Photo credit: Buddy8d

A Computer is a Writer’s Best Friend

This past week, what many writers fear happened to me—my four year-old XPS laptop died. Long time readers of the blog will remember last Janaury when I waxed nostalgic after my keyboard died. I should have known then that the end was near, but I think I was in denial.

By the time the display finally decided to give up the ghost, I was living on borrowed time. The second battery was barely functioning, the webcam had died, I was on both the second motherboard and keyboard, and to say that my 300GB drive was overflowing would be an understatment.

I bought my XPS when Ann and I had been writing together for only a year and were still just writing for fun. At the time, the idea of writing professionally hadn’t even entered our heads. But just over a year later, we’d set our sights on Go big or go home, and were focusing on a new manuscript and starting the querying process when it was complete.
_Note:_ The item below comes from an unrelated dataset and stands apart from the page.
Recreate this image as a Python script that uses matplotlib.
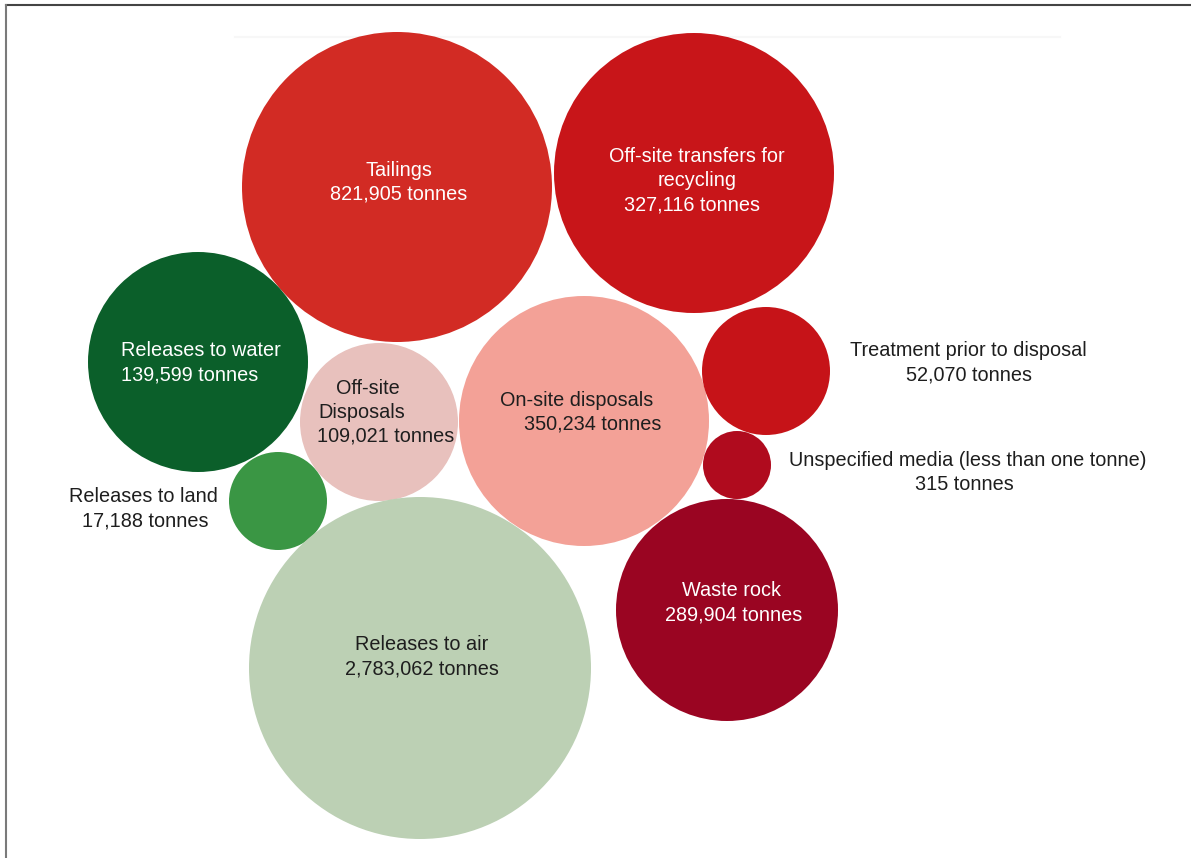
import matplotlib
matplotlib.use("Agg")
import matplotlib.pyplot as plt
from matplotlib.patches import Circle
from matplotlib.lines import Line2D

plt.rcParams['font.family'] = ['Liberation Sans', 'DejaVu Sans']

# ---- data ----
categories = [
    "Tailings",
    "Off-site transfers for\nrecycling",
    "Releases to water",
    "Off-site\nDisposals",
    "On-site disposals",
    "Treatment prior to disposal",
    "Unspecified media (less than one tonne)",
    "Releases to land",
    "Releases to air",
    "Waste rock",
]
tonnes = [821905, 327116, 139599, 109021, 350234, 52070, 315, 17188, 2783062, 289904]

# ---- styling ----
fill_colors = ["#d22b24", "#c81519", "#0b5f2a", "#e8c1bd", "#f3a197",
               "#c61318", "#b00b1e", "#3a9644", "#bcd0b4", "#9a0522"]
text_colors = ["white", "white", "white", "#1e1e1e", "#1e1e1e",
               "#1e1e1e", "#1e1e1e", "#1e1e1e", "#1e1e1e", "white"]

# ---- layout (pixel coordinates, y downward) ----
centers = [(397, 187), (694, 173), (198, 362), (379, 422), (584, 421),
           (766, 371), (737, 465), (278, 501), (420, 668), (727, 610)]
radii = [155, 140, 110, 79, 125, 64, 34, 49, 171, 111]
label_pos = [(399, 182), (697, 181), (121, 363), (378, 412), (577, 412),
             (968, 363), (968, 473), (144, 509), (422, 657), (732, 603)]
label_ha = ["center", "center", "left", "center", "center",
            "center", "center", "center", "center", "center"]
# horizontal nudges for each text line
line_dx = [[0, 0], [0, 0, -5], [0, 0], [-10, -16, 8], [0, 16],
           [0, 1], [0, -4], [-1, 1], [0, 0], [0, 2]]

W, H = 1191, 858
fig = plt.figure(figsize=(W / 100, H / 100), dpi=100)
ax = fig.add_axes([0, 0, 1, 1])
ax.set_xlim(0, W)
ax.set_ylim(H, 0)
ax.set_aspect("equal")
ax.axis("off")

# faint guide line near the top
ax.plot([235, 1060], [37, 37], color="#f7f7f7", lw=1.5, zorder=0)

for name, val, (cx, cy), r, fc, tc, (lx, ly), ha, dxs in zip(
        categories, tonnes, centers, radii, fill_colors, text_colors,
        label_pos, label_ha, line_dx):
    ax.add_patch(Circle((cx, cy), r, facecolor=fc, edgecolor="none", zorder=1))
    lines = name.split("\n") + [f"{val:,} tonnes"]
    n = len(lines)
    for i, line in enumerate(lines):
        y = ly + (i - (n - 1) / 2) * 24
        ax.text(lx + dxs[i], y, line, ha=ha, va="center", color=tc,
                fontsize=14.3, zorder=2)

# frame lines along the top and left edges
fig.add_artist(Line2D([6 / W, 1], [1 - 5 / H, 1 - 5 / H],
                      transform=fig.transFigure, color="#444444", lw=1.5))
fig.add_artist(Line2D([6 / W, 6 / W], [0, 1 - 5 / H],
                      transform=fig.transFigure, color="#7a7a7a", lw=1.5))

fig.savefig("out.png", dpi=100)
And here we are, three years later, with the first book out next May, our editor asking for the second book by the end of this year, a new proposal finished, and we’re already thinking about the next project and future possibilities. And, to do that, I need my main work tool—a new (working!) laptop.

Above is a picture of my new best friend as I’m neck deep in edits for A Flame in the Wind of Death, the sequel to Dead, Without a Stone to Tell It. My old, trusty laptop served us well as we wrote over a million words while we learned our craft. Now I’m looking forward to the next million words with this one!